-- START DATASET CONTENT --
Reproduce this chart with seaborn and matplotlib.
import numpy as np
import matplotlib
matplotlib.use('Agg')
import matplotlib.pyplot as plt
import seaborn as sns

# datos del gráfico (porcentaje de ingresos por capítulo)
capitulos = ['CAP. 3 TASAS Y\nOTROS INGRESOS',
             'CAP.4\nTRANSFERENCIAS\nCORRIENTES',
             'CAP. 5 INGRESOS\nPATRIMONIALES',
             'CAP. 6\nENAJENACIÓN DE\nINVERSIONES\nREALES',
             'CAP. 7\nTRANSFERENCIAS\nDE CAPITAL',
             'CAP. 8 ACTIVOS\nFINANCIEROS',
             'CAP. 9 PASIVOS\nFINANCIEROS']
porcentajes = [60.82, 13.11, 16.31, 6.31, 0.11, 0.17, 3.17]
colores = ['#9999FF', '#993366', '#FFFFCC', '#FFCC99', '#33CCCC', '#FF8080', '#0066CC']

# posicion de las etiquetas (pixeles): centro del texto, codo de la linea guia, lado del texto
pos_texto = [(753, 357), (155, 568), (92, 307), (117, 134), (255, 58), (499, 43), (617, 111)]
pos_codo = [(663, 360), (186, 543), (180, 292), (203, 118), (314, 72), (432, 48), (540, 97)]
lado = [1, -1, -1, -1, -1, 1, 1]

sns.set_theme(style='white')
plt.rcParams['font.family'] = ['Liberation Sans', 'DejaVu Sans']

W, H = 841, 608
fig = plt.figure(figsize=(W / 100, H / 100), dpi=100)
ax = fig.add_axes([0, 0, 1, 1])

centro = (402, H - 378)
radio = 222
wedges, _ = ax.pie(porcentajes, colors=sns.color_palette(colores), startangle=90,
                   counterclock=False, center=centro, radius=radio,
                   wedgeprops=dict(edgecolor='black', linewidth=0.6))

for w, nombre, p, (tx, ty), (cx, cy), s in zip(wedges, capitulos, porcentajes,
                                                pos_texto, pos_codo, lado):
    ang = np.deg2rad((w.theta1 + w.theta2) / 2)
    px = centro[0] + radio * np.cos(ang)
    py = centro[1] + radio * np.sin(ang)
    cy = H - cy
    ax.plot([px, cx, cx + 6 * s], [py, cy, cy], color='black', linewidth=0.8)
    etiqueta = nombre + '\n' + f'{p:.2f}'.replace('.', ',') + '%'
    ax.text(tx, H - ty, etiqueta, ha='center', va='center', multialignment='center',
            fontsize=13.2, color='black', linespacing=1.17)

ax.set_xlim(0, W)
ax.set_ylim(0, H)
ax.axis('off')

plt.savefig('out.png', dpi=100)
-- END DATASET CONTENT --
**TASK GOAL**
Please return the data above exactly as given.

**SOLUTION TO THIS TASK**
Reproduce this chart with seaborn and matplotlib.
import numpy as np
import matplotlib
matplotlib.use('Agg')
import matplotlib.pyplot as plt
import seaborn as sns

# datos del gráfico (porcentaje de ingresos por capítulo)
capitulos = ['CAP. 3 TASAS Y\nOTROS INGRESOS',
             'CAP.4\nTRANSFERENCIAS\nCORRIENTES',
             'CAP. 5 INGRESOS\nPATRIMONIALES',
             'CAP. 6\nENAJENACIÓN DE\nINVERSIONES\nREALES',
             'CAP. 7\nTRANSFERENCIAS\nDE CAPITAL',
             'CAP. 8 ACTIVOS\nFINANCIEROS',
             'CAP. 9 PASIVOS\nFINANCIEROS']
porcentajes = [60.82, 13.11, 16.31, 6.31, 0.11, 0.17, 3.17]
colores = ['#9999FF', '#993366', '#FFFFCC', '#FFCC99', '#33CCCC', '#FF8080', '#0066CC']

# posicion de las etiquetas (pixeles): centro del texto, codo de la linea guia, lado del texto
pos_texto = [(753, 357), (155, 568), (92, 307), (117, 134), (255, 58), (499, 43), (617, 111)]
pos_codo = [(663, 360), (186, 543), (180, 292), (203, 118), (314, 72), (432, 48), (540, 97)]
lado = [1, -1, -1, -1, -1, 1, 1]

sns.set_theme(style='white')
plt.rcParams['font.family'] = ['Liberation Sans', 'DejaVu Sans']

W, H = 841, 608
fig = plt.figure(figsize=(W / 100, H / 100), dpi=100)
ax = fig.add_axes([0, 0, 1, 1])

centro = (402, H - 378)
radio = 222
wedges, _ = ax.pie(porcentajes, colors=sns.color_palette(colores), startangle=90,
                   counterclock=False, center=centro, radius=radio,
                   wedgeprops=dict(edgecolor='black', linewidth=0.6))

for w, nombre, p, (tx, ty), (cx, cy), s in zip(wedges, capitulos, porcentajes,
                                                pos_texto, pos_codo, lado):
    ang = np.deg2rad((w.theta1 + w.theta2) / 2)
    px = centro[0] + radio * np.cos(ang)
    py = centro[1] + radio * np.sin(ang)
    cy = H - cy
    ax.plot([px, cx, cx + 6 * s], [py, cy, cy], color='black', linewidth=0.8)
    etiqueta = nombre + '\n' + f'{p:.2f}'.replace('.', ',') + '%'
    ax.text(tx, H - ty, etiqueta, ha='center', va='center', multialignment='center',
            fontsize=13.2, color='black', linespacing=1.17)

ax.set_xlim(0, W)
ax.set_ylim(0, H)
ax.axis('off')

plt.savefig('out.png', dpi=100)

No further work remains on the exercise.